Dealing with lawyers on the tail end of their career, and any declining mental acuity that inevitably accompanies the aging process for many human beings, is a troubling issue for law firms of any size, but particularly for smaller firms. I’m moderating a panel at the AON Law Firm Risk Symposium in Phoenix in October that will be focusing on the ethics, employment, and loss prevention issues associated with the “graying” of the profession.
For all of these reasons, a development out of South Carolina this week is particularly noteworthy to me. The South Carolina Supreme Court has adopted what, to my knowledge, is a first of its kind (and the reason for the asterisk in the title is that it is possible there is a rule out there like this somewhere but I’m entirely unaware of it) package of rules focused on the issue of lawyers and the onset of “cognitive impairment.” The measures adopted by South Carolina in this order dated August 24 do three separate, but obviously interrelated things.
First, SC established a new rule, SCACR 428 entitled “Intervention to Protect Clients,” giving authority for the Executive Director of the South Carolina Bar — SC has a unified bar association so that person, unlike say in Tennessee, is a government actor (an important distinction as I discussed in another context here) — to be able, upon receipt of information from someone “expressing concern about cognitive impairment of another lawyer” to appoint “Attorneys to Intervene,” who would in turn have the authority to attempt to meet with the lawyer in question and potentially propose a course of conduct, including actions such as making referral to the “Commission on Lawyer Conduct.”
Second, SC revised its RPC 5.1 to add a new subsection:
(d) Partners and lawyers with comparable managerial authority who reasonably believe that a lawyer in the law firm may be suffering from a significant impairment of that lawyer’s cognitive function shall take action to address the concern with the lawyer and may seek assistance by reporting the circumstances of concern pursuant to Rule 428, SCACR.

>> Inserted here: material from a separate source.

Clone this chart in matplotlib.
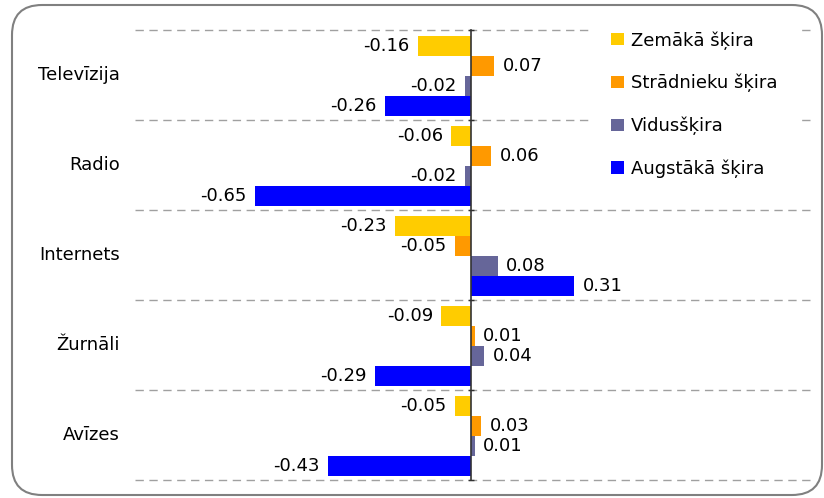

Along with that subsection, a new Comment  was adopted stressing that the new rule “expresses a principle of responsibility to the clients of the law firm.”

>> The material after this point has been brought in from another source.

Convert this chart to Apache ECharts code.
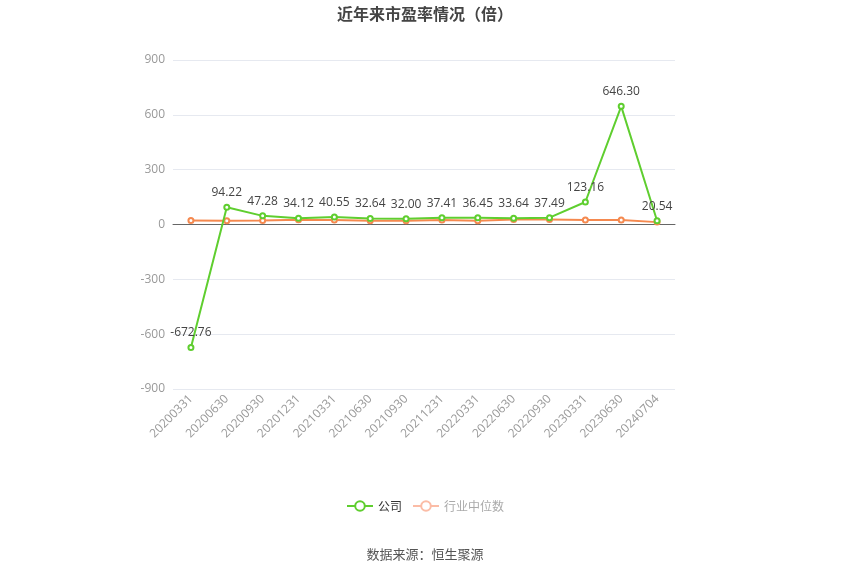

Third, SC imposed an ethical obligation upon judges to take certain steps when they reach a conclusion that a lawyer practicing before them is suffering from this kind of measurable mental decline through adoption of a new Rule 501(G) in the Code of Judicial Conduct.

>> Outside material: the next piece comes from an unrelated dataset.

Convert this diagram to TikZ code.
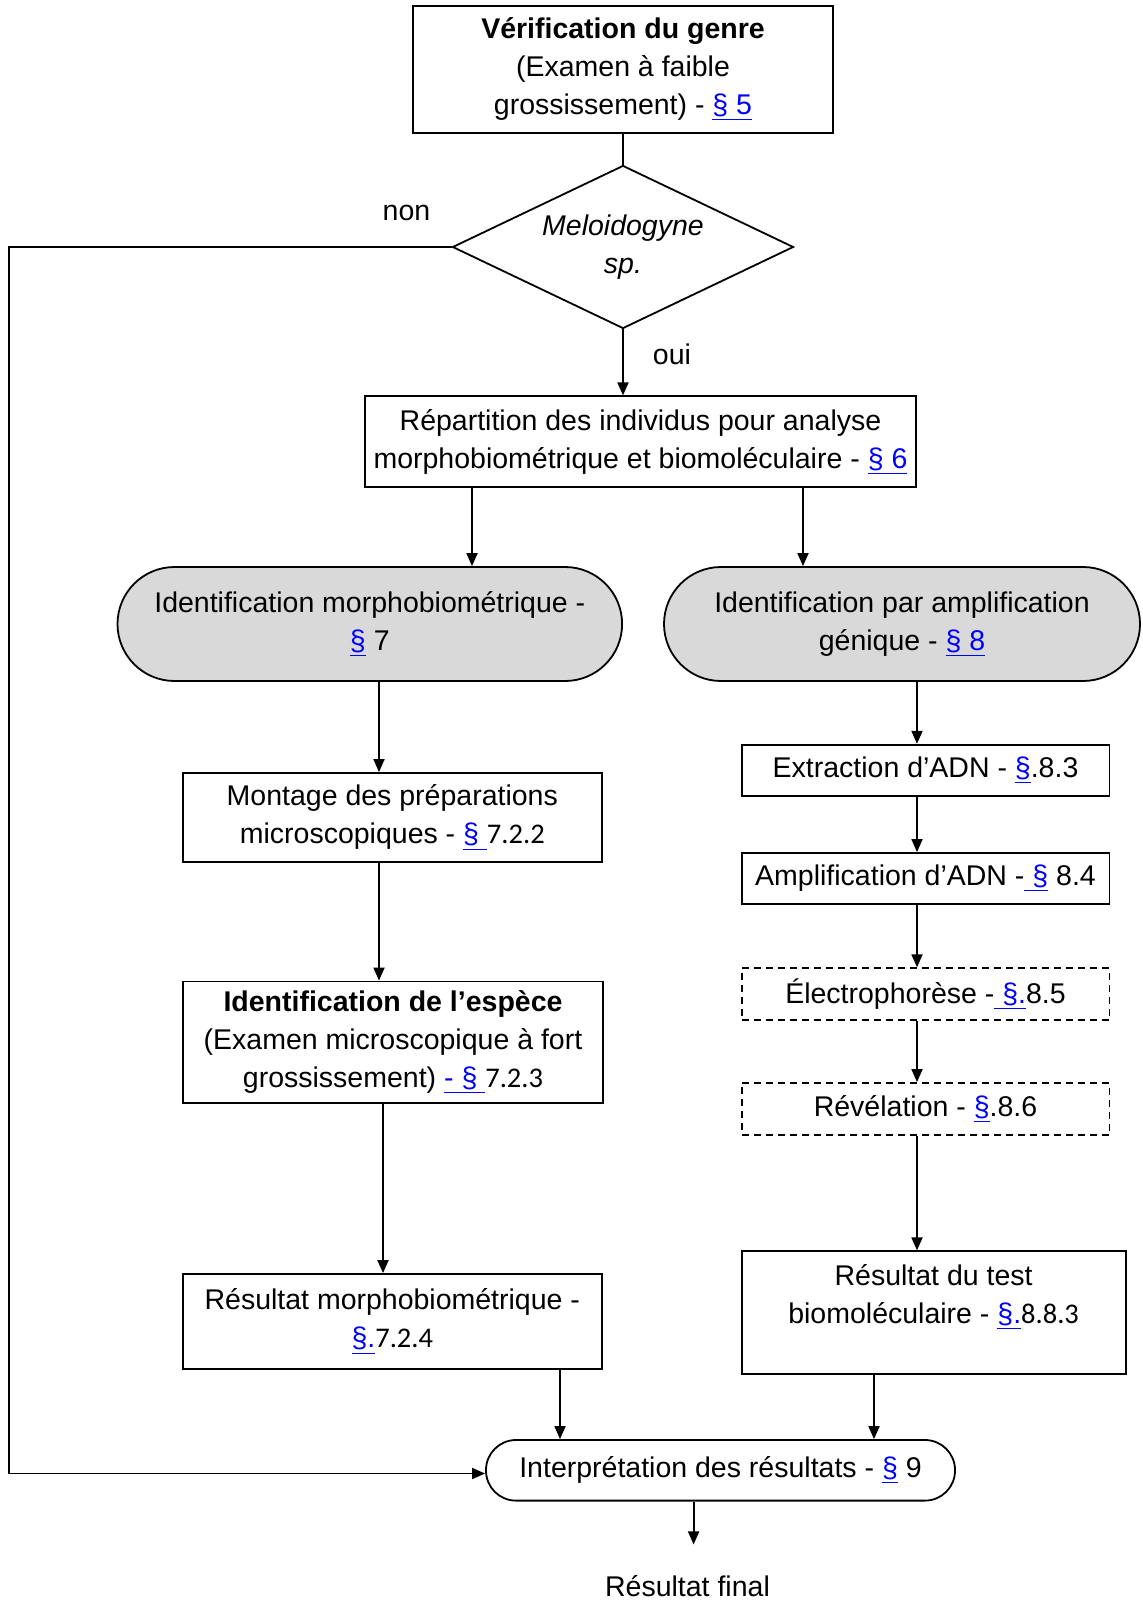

Whether this will be the start of a trend among states remains to be seen. It is worth noting that whether specialized rules are adopted or not, in jurisdictions tracking the ABA Model Rules, there are ethical rules already implicated by the situation, not just for the lawyer whose skills are waning, but also for those lawyers who practice with him in a firm or even as co-counsel. It is, for example, not much of a stretch to read the duties owed by lawyers under RPC 1.1, RPC 1.4, RPC 1.16(a), and RPC 5.1(b) and (c) to perhaps have obligations roughly similar to the new obligations being delineated in South Carolina’s RPC 5.1(d).
It is also well worth keeping in mind that given the economic climate — both market calamities several years ago and things that seem like current market calamities — there is no reason to think that the phenomenon of aging lawyers being reluctant to retire is likely to go away any time soon. Thus, whether jurisdictions seek to carve out specialized requirements and rules as has South Carolina or not, I feel pretty safe saying these issues will continue to challenge lawyers and law firms for the rest of my lifetime.